I woke up at 6am to catch a 7.30am train express from Brisbane to Sydney. I was getting off at Casino, NSW.
My taxi driver arrived early, and I think started the meter as soon as he arrived, as I felt the charge was rather steep considering the fact that we met no traffic and sailed through all the lights.
I tried not to let that bother me, and was pleased to have time to buy breakfast and a coffee on my way to the platform. I wasn’t pleased to walk up the broken escalator, with all my luggage, and find no café on the platform and have to retrace my steps back to the entrance to buy said coffee and toast. But I tried not to let that bother me either.
In fact, my spirits were high indeed. I was getting an apparently very scenic train to stay with a relative who I had never met to spend 5 days on her small cattle stud in the heart of New South Wales north coast.
I found my seat next to a boy with headphones. Let a man much older than suitable help put my bag above and settled in for the ride. The boy with headphones didn’t seem to mind me sitting there, although he was in my window seat. Again, I let that go over my head and started on my spilt coffee and soggy toast.
As the train sidled out of Brisbane announcements were made regarding our arrival times at each destination. This seemed a bit futile since we were departing later than scheduled.
Tickets were checked, and people moved seats to make themselves more comfortable. For some reason I didn’t bother to do this and I still can’t really understand why.

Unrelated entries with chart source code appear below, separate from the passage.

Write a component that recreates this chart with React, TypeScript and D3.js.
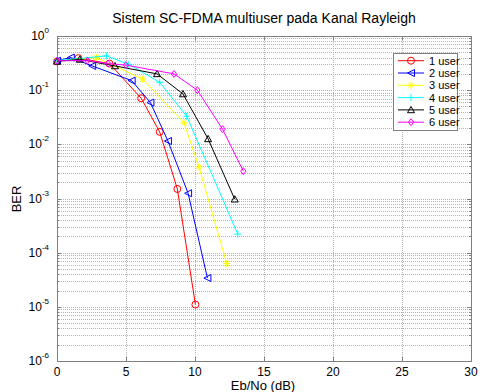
import { useEffect, useRef } from 'react';
import * as d3 from 'd3';

// BER vs Eb/No, one array per user count
const user1X = [0, 1.55, 3.8, 6.1, 7.44, 8.72, 10.03];
const user1Y = [0.34, 0.39, 0.31, 0.071, 0.017, 1.5e-3, 1.1e-5];
const user2X = [0, 1.0, 2.55, 5.41, 6.77, 8.04, 9.5, 10.9];
const user2Y = [0.35, 0.40, 0.28, 0.15, 0.059, 0.0115, 1.25e-3, 3.4e-5];
const user3X = [0, 2.85, 6.2, 9.2, 10.29, 12.3];
const user3Y = [0.35, 0.40, 0.16, 0.025, 3.8e-3, 6.3e-5];
const user4X = [0, 3.58, 5.2, 7.44, 9.4, 13.1];
const user4Y = [0.35, 0.43, 0.30, 0.14, 0.033, 2.2e-4];
const user5X = [0, 1.65, 4.2, 7.25, 9.13, 10.95, 12.88];
const user5Y = [0.34, 0.37, 0.28, 0.2, 0.085, 0.0126, 9.7e-4];
const user6X = [0, 2.2, 3.7, 5.0, 8.48, 10.17, 12.0, 13.5];
const user6Y = [0.35, 0.35, 0.31, 0.29, 0.20, 0.10, 0.019, 3.2e-3];

const seriesNames = ['1 user', '2 user', '3 user', '4 user', '5 user', '6 user'];
const seriesColors = ['#ff0000', '#0000ff', '#ffff00', '#00ffff', '#000000', '#ff00ff'];
const seriesMarkers = ['circle', 'tri-left', 'star', 'plus', 'tri-up', 'diamond'];
const xTicks = [0, 5, 10, 15, 20, 25, 30];
const yDecades = [-6, -5, -4, -3, -2, -1, 0];

type Pt = [number, number];

function markerPath(kind: string, s: number): string {
  switch (kind) {
    case 'tri-left':
      return `M${-s},0L${s},${-s}L${s},${s}Z`;
    case 'tri-up':
      return `M0,${-s}L${s},${s * 0.8}L${-s},${s * 0.8}Z`;
    case 'diamond':
      return `M0,${-s}L${s * 0.75},0L0,${s}L${-s * 0.75},0Z`;
    case 'plus':
      return `M${-s},0L${s},0M0,${-s}L0,${s}`;
    case 'star': {
      const d = s * 0.7;
      return `M${-s},0L${s},0M0,${-s}L0,${s}M${-d},${-d}L${d},${d}M${-d},${d}L${d},${-d}`;
    }
    default:
      return d3.symbol(d3.symbolCircle, Math.PI * s * s)() || '';
  }
}

export default function App() {
  const svgRef = useRef<SVGSVGElement>(null);

  useEffect(() => {
    if (!svgRef.current) return;
    const svg = d3.select(svgRef.current);
    svg.selectAll('*').remove();

    const font = 'Liberation Sans, Arial, sans-serif';
    const left = 57, right = 471, top = 36, bottom = 361;

    const x = d3.scaleLinear().domain([0, 30]).range([left, right]);
    const y = d3.scaleLog().domain([1e-6, 1]).range([bottom, top]);

    const series: Pt[][] = [
      user1X.map((v, i) => [v, user1Y[i]] as Pt),
      user2X.map((v, i) => [v, user2Y[i]] as Pt),
      user3X.map((v, i) => [v, user3Y[i]] as Pt),
      user4X.map((v, i) => [v, user4Y[i]] as Pt),
      user5X.map((v, i) => [v, user5Y[i]] as Pt),
      user6X.map((v, i) => [v, user6Y[i]] as Pt),
    ];

    svg.append('rect')
      .attr('width', 480).attr('height', 392).attr('fill', '#fff');

    // grid
    const grid = svg.append('g')
      .attr('stroke', '#b4b4b4')
      .attr('stroke-width', 1)
      .attr('stroke-dasharray', '1,1')
      .attr('shape-rendering', 'crispEdges');

    xTicks.slice(1, -1).forEach(t => {
      grid.append('line')
        .attr('x1', Math.round(x(t)) + 0.5).attr('x2', Math.round(x(t)) + 0.5)
        .attr('y1', top).attr('y2', bottom);
    });

    const yMinor: number[] = [];
    yDecades.forEach(e => {
      for (let m = 1; m < 10; m++) {
        const v = m * Math.pow(10, e);
        if (v <= 1 && v >= 1e-6) yMinor.push(v);
      }
    });
    yMinor.filter(v => v > 1e-6 && v < 1).forEach(v => {
      grid.append('line')
        .attr('x1', left).attr('x2', right)
        .attr('y1', Math.round(y(v)) + 0.5).attr('y2', Math.round(y(v)) + 0.5);
    });

    // ticks inside the box
    const ticks = svg.append('g').attr('stroke', '#808080').attr('shape-rendering', 'crispEdges');
    xTicks.forEach(t => {
      const px = Math.round(x(t)) + 0.5;
      ticks.append('line').attr('x1', px).attr('x2', px).attr('y1', bottom).attr('y2', bottom - 4);
      ticks.append('line').attr('x1', px).attr('x2', px).attr('y1', top).attr('y2', top + 4);
    });
    yMinor.forEach(v => {
      const py = Math.round(y(v)) + 0.5;
      const len = Number.isInteger(Math.log10(v)) || Math.abs(Math.log10(v) - Math.round(Math.log10(v))) < 1e-9 ? 4 : 2;
      ticks.append('line').attr('x1', left).attr('x2', left + len).attr('y1', py).attr('y2', py);
      ticks.append('line').attr('x1', right).attr('x2', right - len).attr('y1', py).attr('y2', py);
    });

    svg.append('rect')
      .attr('x', left + 0.5).attr('y', top + 0.5)
      .attr('width', right - left).attr('height', bottom - top)
      .attr('fill', 'none').attr('stroke', '#808080')
      .attr('shape-rendering', 'crispEdges');

    // tick labels
    svg.append('g')
      .selectAll('text')
      .data(xTicks)
      .join('text')
      .attr('x', d => x(d))
      .attr('y', 376)
      .attr('text-anchor', 'middle')
      .attr('font-family', font)
      .attr('font-size', 12)
      .text(d => d);

    const yl = svg.append('g').attr('font-family', font);
    yDecades.forEach(e => {
      const py = y(Math.pow(10, e));
      const t = yl.append('text')
        .attr('x', 49)
        .attr('y', py + 4)
        .attr('text-anchor', 'end')
        .attr('font-size', 12);
      t.append('tspan').text('10');
      t.append('tspan').attr('font-size', 8).attr('dy', -7).text(String(e));
    });

    // series
    const line = d3.line<Pt>().x(d => x(d[0])).y(d => y(d[1]));
    series.forEach((pts, i) => {
      const g = svg.append('g');
      g.append('path')
        .attr('d', line(pts))
        .attr('fill', 'none')
        .attr('stroke', seriesColors[i])
        .attr('stroke-width', 1);
      g.selectAll('path.mk')
        .data(pts)
        .join('path')
        .attr('class', 'mk')
        .attr('transform', d => `translate(${x(d[0])},${y(d[1])})`)
        .attr('d', markerPath(seriesMarkers[i], 3.5))
        .attr('fill', 'none')
        .attr('stroke', seriesColors[i])
        .attr('stroke-width', 1);
    });

    // legend
    const lg = svg.append('g');
    lg.append('rect')
      .attr('x', 393.5).attr('y', 53.5)
      .attr('width', 64).attr('height', 77)
      .attr('fill', '#fff').attr('stroke', '#808080')
      .attr('shape-rendering', 'crispEdges');
    seriesNames.forEach((name, i) => {
      const ly = 60.7 + i * 12.3;
      lg.append('line')
        .attr('x1', 398).attr('x2', 424).attr('y1', ly).attr('y2', ly)
        .attr('stroke', seriesColors[i]);
      lg.append('path')
        .attr('transform', `translate(411,${ly})`)
        .attr('d', markerPath(seriesMarkers[i], 3.5))
        .attr('fill', 'none')
        .attr('stroke', seriesColors[i]);
      lg.append('text')
        .attr('x', 429).attr('y', ly + 4)
        .attr('font-family', font).attr('font-size', 11)
        .text(name);
    });

    // titles
    svg.append('text')
      .attr('x', 264).attr('y', 23)
      .attr('text-anchor', 'middle')
      .attr('font-family', font).attr('font-size', 14)
      .text('Sistem SC-FDMA multiuser pada Kanal Rayleigh');
    svg.append('text')
      .attr('x', 263).attr('y', 390)
      .attr('text-anchor', 'middle')
      .attr('font-family', font).attr('font-size', 13)
      .text('Eb/No (dB)');
    svg.append('text')
      .attr('transform', 'translate(21,199) rotate(-90)')
      .attr('text-anchor', 'middle')
      .attr('font-family', font).attr('font-size', 13)
      .text('BER');
  }, []);

  return (
    <svg
      ref={svgRef}
      width={480}
      height={392}
      style={{ position: 'absolute', left: 0, top: 0 }}
    />
  );
}
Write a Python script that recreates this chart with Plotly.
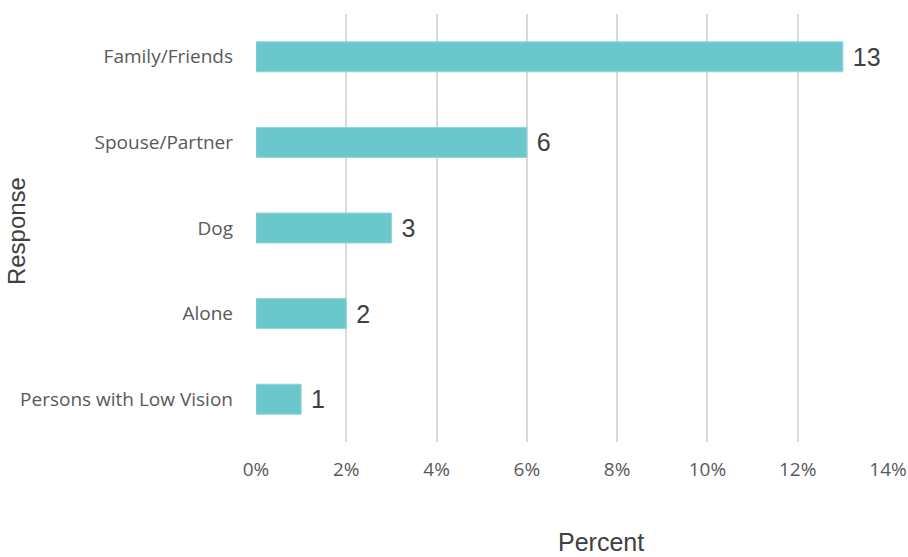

The countryside was beautiful once we had got out of suburbia and into NSW. The hills were rolling in almost mountainous shapes as we swung through valleys, past farms with horses and cows grazing on the lush green pastures. This is a novelty to me, since despite the bush being relatively “green” at the moment; it is incredibly dry in comparison with where I was racing through.
The journey went relatively quickly and pleasant though it was, I was quite pleased I wasn’t going all the way to Sydney, which was another 11 hours!